### Problem to solve
Copy the data exactly as it appears, and do not include any pictures.
[START OF Given material]
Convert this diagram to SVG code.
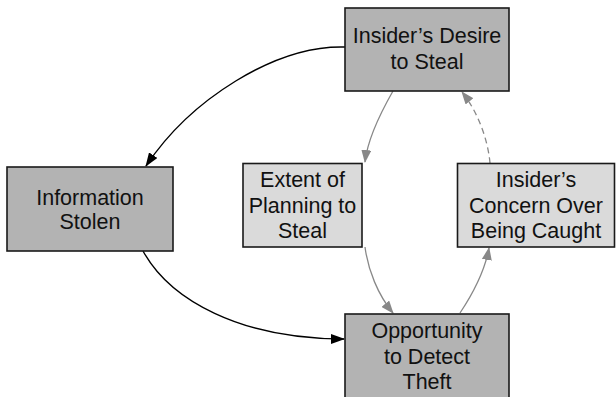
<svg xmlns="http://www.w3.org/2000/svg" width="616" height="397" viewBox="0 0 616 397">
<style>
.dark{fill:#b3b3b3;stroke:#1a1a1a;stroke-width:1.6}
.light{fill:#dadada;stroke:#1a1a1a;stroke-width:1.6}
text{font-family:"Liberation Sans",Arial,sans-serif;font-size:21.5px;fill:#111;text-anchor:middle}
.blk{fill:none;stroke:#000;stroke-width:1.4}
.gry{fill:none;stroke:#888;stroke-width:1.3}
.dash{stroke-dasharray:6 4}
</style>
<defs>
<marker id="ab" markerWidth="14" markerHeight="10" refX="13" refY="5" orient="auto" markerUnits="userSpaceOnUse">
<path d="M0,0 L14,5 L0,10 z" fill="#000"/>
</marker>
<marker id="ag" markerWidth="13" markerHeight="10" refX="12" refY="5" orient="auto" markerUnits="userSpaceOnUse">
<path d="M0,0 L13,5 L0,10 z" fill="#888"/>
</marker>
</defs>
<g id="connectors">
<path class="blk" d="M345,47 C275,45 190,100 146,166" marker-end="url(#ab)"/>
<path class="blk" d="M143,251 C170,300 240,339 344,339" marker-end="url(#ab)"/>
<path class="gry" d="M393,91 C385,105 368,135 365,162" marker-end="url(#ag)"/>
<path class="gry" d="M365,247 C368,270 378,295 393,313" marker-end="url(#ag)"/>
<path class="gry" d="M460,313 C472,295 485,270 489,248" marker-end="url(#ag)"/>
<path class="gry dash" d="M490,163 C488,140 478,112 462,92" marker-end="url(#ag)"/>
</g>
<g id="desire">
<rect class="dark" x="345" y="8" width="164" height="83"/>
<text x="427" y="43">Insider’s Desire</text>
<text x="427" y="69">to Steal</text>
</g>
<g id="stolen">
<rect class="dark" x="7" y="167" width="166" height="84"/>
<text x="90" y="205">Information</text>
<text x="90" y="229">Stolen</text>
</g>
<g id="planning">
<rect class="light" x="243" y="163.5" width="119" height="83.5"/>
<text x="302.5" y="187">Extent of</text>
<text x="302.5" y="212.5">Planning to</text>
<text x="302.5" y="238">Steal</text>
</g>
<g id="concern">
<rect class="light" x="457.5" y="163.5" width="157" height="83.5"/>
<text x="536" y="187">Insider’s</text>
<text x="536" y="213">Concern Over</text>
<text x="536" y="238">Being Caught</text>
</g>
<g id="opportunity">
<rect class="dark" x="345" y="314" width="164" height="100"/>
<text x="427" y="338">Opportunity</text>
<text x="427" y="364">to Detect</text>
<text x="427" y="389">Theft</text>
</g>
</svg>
[END OF Given material]
### The solution
Convert this diagram to SVG code.
<svg xmlns="http://www.w3.org/2000/svg" width="616" height="397" viewBox="0 0 616 397">
<style>
.dark{fill:#b3b3b3;stroke:#1a1a1a;stroke-width:1.6}
.light{fill:#dadada;stroke:#1a1a1a;stroke-width:1.6}
text{font-family:"Liberation Sans",Arial,sans-serif;font-size:21.5px;fill:#111;text-anchor:middle}
.blk{fill:none;stroke:#000;stroke-width:1.4}
.gry{fill:none;stroke:#888;stroke-width:1.3}
.dash{stroke-dasharray:6 4}
</style>
<defs>
<marker id="ab" markerWidth="14" markerHeight="10" refX="13" refY="5" orient="auto" markerUnits="userSpaceOnUse">
<path d="M0,0 L14,5 L0,10 z" fill="#000"/>
</marker>
<marker id="ag" markerWidth="13" markerHeight="10" refX="12" refY="5" orient="auto" markerUnits="userSpaceOnUse">
<path d="M0,0 L13,5 L0,10 z" fill="#888"/>
</marker>
</defs>
<g id="connectors">
<path class="blk" d="M345,47 C275,45 190,100 146,166" marker-end="url(#ab)"/>
<path class="blk" d="M143,251 C170,300 240,339 344,339" marker-end="url(#ab)"/>
<path class="gry" d="M393,91 C385,105 368,135 365,162" marker-end="url(#ag)"/>
<path class="gry" d="M365,247 C368,270 378,295 393,313" marker-end="url(#ag)"/>
<path class="gry" d="M460,313 C472,295 485,270 489,248" marker-end="url(#ag)"/>
<path class="gry dash" d="M490,163 C488,140 478,112 462,92" marker-end="url(#ag)"/>
</g>
<g id="desire">
<rect class="dark" x="345" y="8" width="164" height="83"/>
<text x="427" y="43">Insider’s Desire</text>
<text x="427" y="69">to Steal</text>
</g>
<g id="stolen">
<rect class="dark" x="7" y="167" width="166" height="84"/>
<text x="90" y="205">Information</text>
<text x="90" y="229">Stolen</text>
</g>
<g id="planning">
<rect class="light" x="243" y="163.5" width="119" height="83.5"/>
<text x="302.5" y="187">Extent of</text>
<text x="302.5" y="212.5">Planning to</text>
<text x="302.5" y="238">Steal</text>
</g>
<g id="concern">
<rect class="light" x="457.5" y="163.5" width="157" height="83.5"/>
<text x="536" y="187">Insider’s</text>
<text x="536" y="213">Concern Over</text>
<text x="536" y="238">Being Caught</text>
</g>
<g id="opportunity">
<rect class="dark" x="345" y="314" width="164" height="100"/>
<text x="427" y="338">Opportunity</text>
<text x="427" y="364">to Detect</text>
<text x="427" y="389">Theft</text>
</g>
</svg>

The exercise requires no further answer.